All of us work to get the most value we can from what we own and what we do. If my TV is on the fritz, after getting a lot of use out of it, I put it on Craigslist and sell it to someone who finds value in it. They’re better off, I’m better off, and the retailer from which I buy my new TV is better off.

Everyone knows that nothing is permanent, and that jobs are not permanent. But instead we get idiots like Marx who see employers not as good in the temporary employment they create, but rather as evil for the inevitable job loss that happens. That would be like getting mad at Sony because my TV doesn't last forever.

What really happens: the job wouldn't exist at all if someone hadn't gambled to create or purchase a company. That person becomes the owner and the company becomes their property.

Does the business owner not have the right to do with their property as they choose? Or would we let idiots like Marx remove that right from them? And if we do, how many people would then create or purchase companies in that environment? Now that would actually be destructive, and in fact, part of the reason that the economy struggles today is because Obama and crew think like this and provide less and less incentive to business owners to take the risk in creating companies and hiring people.

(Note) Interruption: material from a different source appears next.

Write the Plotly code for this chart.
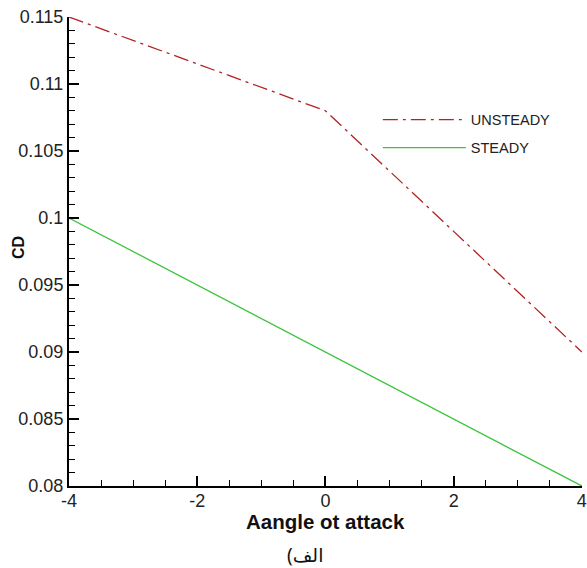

Instead of celebrating the business owner, boneheads like Marx wrongfully attack them. Marx pisses and moans about the temporary nature of jobs, when he should be delighted that the job exists in the first place.

Business ownership is not "creative destruction," and to allow it to be described in that way only discourages business ownership and misinforms everyone who discusses it in those terms.

How would I phrase it? Perhaps "value opportunity." It depends on whether you perceive value in it, and if so, how much you make of the opportunity to wring value from it. There is value opportunity for the employer, the employee, the customers, the vendor chain, etc, for as long as the business can create the perception of value. When the business owner no longer finds value in the property owned, they can choose to sell it to someone who finds value in it, and then use the proceeds to find something of value to create more opportunity for everyone who can take advantage of the opportunity.

Marx, and those who think like him, can't understand that at all - so why let him define the discussion?